Navajo lawmakers to take up veterans issues

By Felicia Fonseca
Flagstaff, Arizona (AP) 10-08

When Navajo lawmakers meet for their fall session, they’ll consider a measure to award tribal veterans with a medal honoring their military service.

The measure was tabled during the Tribal Council’s summer session so that it could be reviewed and discussed at a veterans’ conference last month.

Council Speaker Lawrence Morgan, who is sponsoring the bill, has said it’s a way to show appreciation for veterans who display acts of heroism, courage and bravery.

“We say we honor our veterans, we say as a Navajo government, as this sitting body, we honor our veterans. At the chapters, public gatherings we always say that. In our prayers we say that,” Morgan said during the council’s summer session. “Tangibly, we’d like to give an object that you see to know that they’re being appreciated.”

But some veterans say they are more pressing issues, including benefits for veterans, housing, running water and electricity.


“We are lacking veterans’ benefits on the reservation from the federal government,” Jackie Burbank, commander of the Chinle agency veterans group, said this week. “If they can work on that, I would support them. Just giving us the medal is not going to do us any good.”

Veterans as well as council delegates also expressed concern about the name of the medal – the Dine Nation Medal of Honor – and said it would only belittle the United States’ highest award for valor in military action.

Council Delegate Charles Damon tried unsuccessfully to get the name changed to the Dine Nation Medal of Valor during the summer session.

Burbank, a helicopter gunner during Vietnam, said he has a medal for the service he provided to the country that he’s proud of.

“But me, to get the medal of honor from the Navajo Nation, it’s uncalled for,” he said. “I didn’t earn it.”

Not all veterans would receive the tribal medal, Morgan said.
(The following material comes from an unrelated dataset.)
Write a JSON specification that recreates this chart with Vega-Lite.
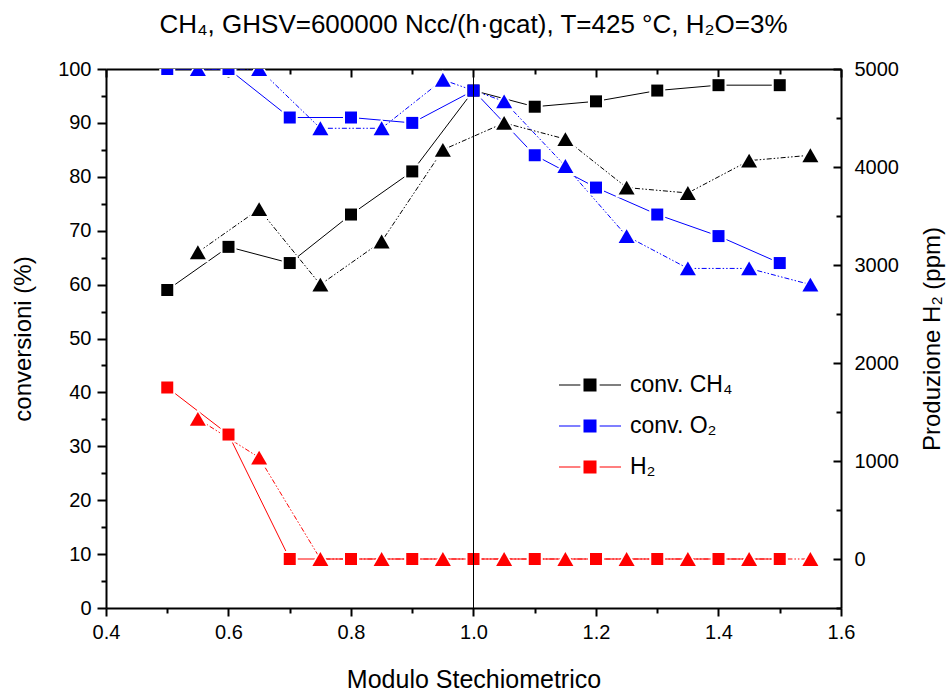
{
  "$schema": "https://vega.github.io/schema/vega-lite/v6.json",
  "width": 735,
  "height": 539,
  "autosize": {"type": "none"},
  "padding": {"left": 106, "top": 69, "right": 106, "bottom": 84},
  "background": "white",
  "title": {
    "text": "CH₄, GHSV=600000 Ncc/(h·gcat), T=425 °C, H₂O=3%",
    "font": "Liberation Sans",
    "fontSize": 26,
    "fontWeight": "normal",
    "color": "black",
    "anchor": "middle",
    "offset": 21
  },
  "config": {
    "view": {"stroke": null},
    "font": "Liberation Sans",
    "axis": {
      "grid": false,
      "domainColor": "black",
      "domainWidth": 2,
      "tickColor": "black",
      "tickWidth": 2,
      "labelColor": "black",
      "titleColor": "black",
      "labelFont": "Liberation Sans",
      "titleFont": "Liberation Sans",
      "labelFontSize": 20,
      "titleFontSize": 24,
      "titleFontWeight": "normal"
    }
  },
  "data": {
    "values": [
      {"serie": "conv. CH₄", "simbolo": "quadrato", "ms": 0.5, "valore": 59},
      {"serie": "conv. CH₄", "simbolo": "quadrato", "ms": 0.6, "valore": 67},
      {"serie": "conv. CH₄", "simbolo": "quadrato", "ms": 0.7, "valore": 64},
      {"serie": "conv. CH₄", "simbolo": "quadrato", "ms": 0.8, "valore": 73},
      {"serie": "conv. CH₄", "simbolo": "quadrato", "ms": 0.9, "valore": 81},
      {"serie": "conv. CH₄", "simbolo": "quadrato", "ms": 1.0, "valore": 96},
      {"serie": "conv. CH₄", "simbolo": "quadrato", "ms": 1.1, "valore": 93},
      {"serie": "conv. CH₄", "simbolo": "quadrato", "ms": 1.2, "valore": 94},
      {"serie": "conv. CH₄", "simbolo": "quadrato", "ms": 1.3, "valore": 96},
      {"serie": "conv. CH₄", "simbolo": "quadrato", "ms": 1.4, "valore": 97},
      {"serie": "conv. CH₄", "simbolo": "quadrato", "ms": 1.5, "valore": 97},
      {"serie": "conv. CH₄", "simbolo": "triangolo", "ms": 0.55, "valore": 66},
      {"serie": "conv. CH₄", "simbolo": "triangolo", "ms": 0.65, "valore": 74},
      {"serie": "conv. CH₄", "simbolo": "triangolo", "ms": 0.75, "valore": 60},
      {"serie": "conv. CH₄", "simbolo": "triangolo", "ms": 0.85, "valore": 68},
      {"serie": "conv. CH₄", "simbolo": "triangolo", "ms": 0.95, "valore": 85},
      {"serie": "conv. CH₄", "simbolo": "triangolo", "ms": 1.05, "valore": 90},
      {"serie": "conv. CH₄", "simbolo": "triangolo", "ms": 1.15, "valore": 87},
      {"serie": "conv. CH₄", "simbolo": "triangolo", "ms": 1.25, "valore": 78},
      {"serie": "conv. CH₄", "simbolo": "triangolo", "ms": 1.35, "valore": 77},
      {"serie": "conv. CH₄", "simbolo": "triangolo", "ms": 1.45, "valore": 83},
      {"serie": "conv. CH₄", "simbolo": "triangolo", "ms": 1.55, "valore": 84},
      {"serie": "conv. O₂", "simbolo": "quadrato", "ms": 0.5, "valore": 100},
      {"serie": "conv. O₂", "simbolo": "quadrato", "ms": 0.6, "valore": 100},
      {"serie": "conv. O₂", "simbolo": "quadrato", "ms": 0.7, "valore": 91},
      {"serie": "conv. O₂", "simbolo": "quadrato", "ms": 0.8, "valore": 91},
      {"serie": "conv. O₂", "simbolo": "quadrato", "ms": 0.9, "valore": 90},
      {"serie": "conv. O₂", "simbolo": "quadrato", "ms": 1.0, "valore": 96},
      {"serie": "conv. O₂", "simbolo": "quadrato", "ms": 1.1, "valore": 84},
      {"serie": "conv. O₂", "simbolo": "quadrato", "ms": 1.2, "valore": 78},
      {"serie": "conv. O₂", "simbolo": "quadrato", "ms": 1.3, "valore": 73},
      {"serie": "conv. O₂", "simbolo": "quadrato", "ms": 1.4, "valore": 69},
      {"serie": "conv. O₂", "simbolo": "quadrato", "ms": 1.5, "valore": 64},
      {"serie": "conv. O₂", "simbolo": "triangolo", "ms": 0.55, "valore": 100},
      {"serie": "conv. O₂", "simbolo": "triangolo", "ms": 0.65, "valore": 100},
      {"serie": "conv. O₂", "simbolo": "triangolo", "ms": 0.75, "valore": 89},
      {"serie": "conv. O₂", "simbolo": "triangolo", "ms": 0.85, "valore": 89},
      {"serie": "conv. O₂", "simbolo": "triangolo", "ms": 0.95, "valore": 98},
      {"serie": "conv. O₂", "simbolo": "triangolo", "ms": 1.05, "valore": 94},
      {"serie": "conv. O₂", "simbolo": "triangolo", "ms": 1.15, "valore": 82},
      {"serie": "conv. O₂", "simbolo": "triangolo", "ms": 1.25, "valore": 69},
      {"serie": "conv. O₂", "simbolo": "triangolo", "ms": 1.35, "valore": 63},
      {"serie": "conv. O₂", "simbolo": "triangolo", "ms": 1.45, "valore": 63},
      {"serie": "conv. O₂", "simbolo": "triangolo", "ms": 1.55, "valore": 60},
      {"serie": "H₂", "simbolo": "quadrato", "ms": 0.5, "valore": 1750},
      {"serie": "H₂", "simbolo": "quadrato", "ms": 0.6, "valore": 1270},
      {"serie": "H₂", "simbolo": "quadrato", "ms": 0.7, "valore": 0},
      {"serie": "H₂", "simbolo": "quadrato", "ms": 0.8, "valore": 0},
      {"serie": "H₂", "simbolo": "quadrato", "ms": 0.9, "valore": 0},
      {"serie": "H₂", "simbolo": "quadrato", "ms": 1.0, "valore": 0},
      {"serie": "H₂", "simbolo": "quadrato", "ms": 1.1, "valore": 0},
      {"serie": "H₂", "simbolo": "quadrato", "ms": 1.2, "valore": 0},
      {"serie": "H₂", "simbolo": "quadrato", "ms": 1.3, "valore": 0},
      {"serie": "H₂", "simbolo": "quadrato", "ms": 1.4, "valore": 0},
      {"serie": "H₂", "simbolo": "quadrato", "ms": 1.5, "valore": 0},
      {"serie": "H₂", "simbolo": "triangolo", "ms": 0.55, "valore": 1430},
      {"serie": "H₂", "simbolo": "triangolo", "ms": 0.65, "valore": 1035},
      {"serie": "H₂", "simbolo": "triangolo", "ms": 0.75, "valore": 0},
      {"serie": "H₂", "simbolo": "triangolo", "ms": 0.85, "valore": 0},
      {"serie": "H₂", "simbolo": "triangolo", "ms": 0.95, "valore": 0},
      {"serie": "H₂", "simbolo": "triangolo", "ms": 1.05, "valore": 0},
      {"serie": "H₂", "simbolo": "triangolo", "ms": 1.15, "valore": 0},
      {"serie": "H₂", "simbolo": "triangolo", "ms": 1.25, "valore": 0},
      {"serie": "H₂", "simbolo": "triangolo", "ms": 1.35, "valore": 0},
      {"serie": "H₂", "simbolo": "triangolo", "ms": 1.45, "valore": 0},
      {"serie": "H₂", "simbolo": "triangolo", "ms": 1.55, "valore": 0}
    ]
  },
  "layer": [
    {
      "transform": [{"filter": "datum.serie !== 'H₂'"}],
      "encoding": {
        "x": {
          "field": "ms",
          "type": "quantitative",
          "scale": {"domain": [0.4, 1.6], "nice": false, "zero": false},
          "axis": {
            "orient": "bottom",
            "title": "Modulo Stechiometrico",
            "titleFontSize": 25,
            "titlePadding": 25,
            "values": [0.4, 0.5, 0.6, 0.7, 0.8, 0.9, 1.0, 1.1, 1.2, 1.3, 1.4, 1.5, 1.6],
            "format": ".1f",
            "labelExpr": "round(datum.value * 10) % 2 === 0 ? datum.label : ''",
            "tickSize": {"condition": {"test": "round(datum.value * 10) % 2 === 0", "value": 8}, "value": 5},
            "labelPadding": 6,
            "labelFlush": false
          }
        },
        "y": {
          "field": "valore",
          "type": "quantitative",
          "scale": {"domain": [0, 100], "nice": false, "zero": false},
          "axis": {
            "orient": "left",
            "title": "conversioni (%)",
            "titlePadding": 22,
            "values": [0, 5, 10, 15, 20, 25, 30, 35, 40, 45, 50, 55, 60, 65, 70, 75, 80, 85, 90, 95, 100],
            "labelExpr": "datum.value % 10 === 0 ? datum.label : ''",
            "tickSize": {"condition": {"test": "datum.value % 10 === 0", "value": 9}, "value": 5},
            "labelPadding": 6,
            "labelFlush": false
          }
        }
      },
      "layer": [
        {
          "transform": [{"filter": "datum.simbolo === 'quadrato'"}],
          "mark": {"type": "line", "strokeWidth": 1, "clip": true},
          "encoding": {
            "stroke": {"field": "serie", "type": "nominal", "scale": {"domain": ["H₂", "conv. CH₄", "conv. O₂"], "range": ["#ff0000", "#000000", "#0000ff"]}, "legend": null}
          }
        },
        {
          "transform": [{"filter": "datum.simbolo === 'triangolo'"}],
          "mark": {"type": "line", "strokeWidth": 1, "strokeDash": [5, 2, 1.5, 2, 1.5, 2], "clip": true},
          "encoding": {
            "stroke": {"field": "serie", "type": "nominal", "scale": {"domain": ["H₂", "conv. CH₄", "conv. O₂"], "range": ["#ff0000", "#000000", "#0000ff"]}, "legend": null}
          }
        },
        {
          "transform": [{"filter": "datum.simbolo === 'quadrato'"}],
          "mark": {"type": "point", "shape": "square", "size": 256, "filled": true, "color": "white", "opacity": 1, "clip": true}
        },
        {
          "transform": [{"filter": "datum.simbolo === 'triangolo'"}],
          "mark": {"type": "point", "shape": "triangle-up", "size": 529, "filled": true, "color": "white", "opacity": 1, "clip": true}
        },
        {
          "transform": [{"filter": "datum.simbolo === 'triangolo'"}],
          "mark": {"type": "point", "shape": "triangle-up", "size": 256, "filled": true, "opacity": 1, "strokeWidth": 0, "clip": true},
          "encoding": {
            "fill": {"field": "serie", "type": "nominal", "scale": {"domain": ["conv. O₂", "H₂", "conv. CH₄"], "range": ["#0000ff", "#ff0000", "#000000"]}, "legend": null}
          }
        },
        {
          "transform": [{"filter": "datum.simbolo === 'quadrato'"}],
          "mark": {"type": "point", "shape": "square", "size": 144, "filled": true, "opacity": 1, "strokeWidth": 0, "clip": true},
          "encoding": {
            "color": {
              "field": "serie",
              "type": "nominal",
              "scale": {"domain": ["conv. CH₄", "conv. O₂", "H₂"], "range": ["#000000", "#0000ff", "#ff0000"]},
              "legend": {
                "title": null,
                "orient": "none",
                "legendX": 453,
                "legendY": 302,
                "symbolType": "M-1,-0.02H-0.31V0.02H-1ZM-0.21,-0.21H0.21V0.21H-0.21ZM0.31,-0.02H1V0.02H0.31Z",
                "symbolSize": 3844,
                "symbolStrokeWidth": 0,
                "symbolOpacity": 1,
                "labelFont": "Liberation Sans",
                "labelFontSize": 23,
                "labelColor": "black",
                "labelOffset": 9,
                "clipHeight": 28,
                "rowPadding": 13,
                "padding": 0
              }
            }
          }
        }
      ]
    },
    {
      "transform": [{"filter": "datum.serie === 'H₂'"}],
      "encoding": {
        "x": {
          "field": "ms",
          "type": "quantitative",
          "scale": {"domain": [0.4, 1.6], "nice": false, "zero": false},
          "axis": {
            "orient": "top",
            "title": null,
            "labels": false,
            "values": [0.4, 0.5, 0.6, 0.7, 0.8, 0.9, 1.0, 1.1, 1.2, 1.3, 1.4, 1.5, 1.6],
            "tickSize": {"condition": {"test": "round(datum.value * 10) % 2 === 0", "value": -8}, "value": -5}
          }
        },
        "y": {
          "field": "valore",
          "type": "quantitative",
          "scale": {"domain": [-500, 5000], "nice": false, "zero": false},
          "axis": {
            "orient": "right",
            "title": "Produzione H₂ (ppm)",
            "titleAngle": 270,
            "titlePadding": 46,
            "values": [-500, 0, 500, 1000, 1500, 2000, 2500, 3000, 3500, 4000, 4500, 5000],
            "labelExpr": "datum.value >= 0 && datum.value % 1000 === 0 ? datum.label : ''",
            "format": "d",
            "tickSize": {"condition": {"test": "datum.value % 1000 === 0", "value": -8}, "value": -5},
            "labelPadding": 21,
            "labelFlush": false
          }
        }
      },
      "layer": [
        {
          "transform": [{"filter": "datum.simbolo === 'quadrato'"}],
          "mark": {"type": "line", "strokeWidth": 1, "clip": true},
          "encoding": {
            "stroke": {"field": "serie", "type": "nominal", "scale": {"domain": ["H₂", "conv. CH₄", "conv. O₂"], "range": ["#ff0000", "#000000", "#0000ff"]}, "legend": null}
          }
        },
        {
          "transform": [{"filter": "datum.simbolo === 'triangolo'"}],
          "mark": {"type": "line", "strokeWidth": 1, "strokeDash": [5, 2, 1.5, 2, 1.5, 2], "clip": true},
          "encoding": {
            "stroke": {"field": "serie", "type": "nominal", "scale": {"domain": ["H₂", "conv. CH₄", "conv. O₂"], "range": ["#ff0000", "#000000", "#0000ff"]}, "legend": null}
          }
        },
        {
          "transform": [{"filter": "datum.simbolo === 'quadrato'"}],
          "mark": {"type": "point", "shape": "square", "size": 256, "filled": true, "color": "white", "opacity": 1, "clip": true}
        },
        {
          "transform": [{"filter": "datum.simbolo === 'triangolo'"}],
          "mark": {"type": "point", "shape": "triangle-up", "size": 529, "filled": true, "color": "white", "opacity": 1, "clip": true}
        },
        {
          "transform": [{"filter": "datum.simbolo === 'quadrato'"}],
          "mark": {"type": "point", "shape": "square", "size": 144, "filled": true, "opacity": 1, "strokeWidth": 0, "clip": true},
          "encoding": {
            "fill": {"field": "serie", "type": "nominal", "scale": {"domain": ["conv. O₂", "H₂", "conv. CH₄"], "range": ["#0000ff", "#ff0000", "#000000"]}, "legend": null}
          }
        },
        {
          "transform": [{"filter": "datum.simbolo === 'triangolo'"}],
          "mark": {"type": "point", "shape": "triangle-up", "size": 256, "filled": true, "opacity": 1, "strokeWidth": 0, "clip": true},
          "encoding": {
            "fill": {"field": "serie", "type": "nominal", "scale": {"domain": ["conv. O₂", "H₂", "conv. CH₄"], "range": ["#0000ff", "#ff0000", "#000000"]}, "legend": null}
          }
        }
      ]
    },
    {
      "mark": {"type": "rule", "color": "black", "strokeWidth": 1},
      "encoding": {
        "x": {"datum": 1.0, "type": "quantitative", "axis": null}
      }
    }
  ],
  "resolve": {
    "scale": {"y": "independent"},
    "axis": {"x": "independent", "y": "independent"}
  }
}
Any one of the tribe’s 110 chapters can recommend a Navajo veteran to receive the honor along with an explanation of why that person deserves it.

Morgan would review the nominations before forwarding any to the full council.

Council Delegate Leslie Dele said that he plans to vote for the measure during the five-day session.

“I think a lot of Native American soldiers who served in Vietnam were not awarded accordingly,” he said. “A lot of them did duties to where they meet the medal of honor (standards), but they’ve never been given that.”

Two other measures – one that would establish a Division of Dine Veterans Services and an anti-piracy bill – were also tabled to the fall session.

Delegate Edmund Yazzie, who is sponsoring the anti-piracy law, said he would move to have the measure deleted from the agenda to allow more time to refine it. Delegates had questioned whether traditional and religious recordings would be protected under the law.

“We’re working on it right now and we’re going to include much more protection over the traditional music,” Yazzie said.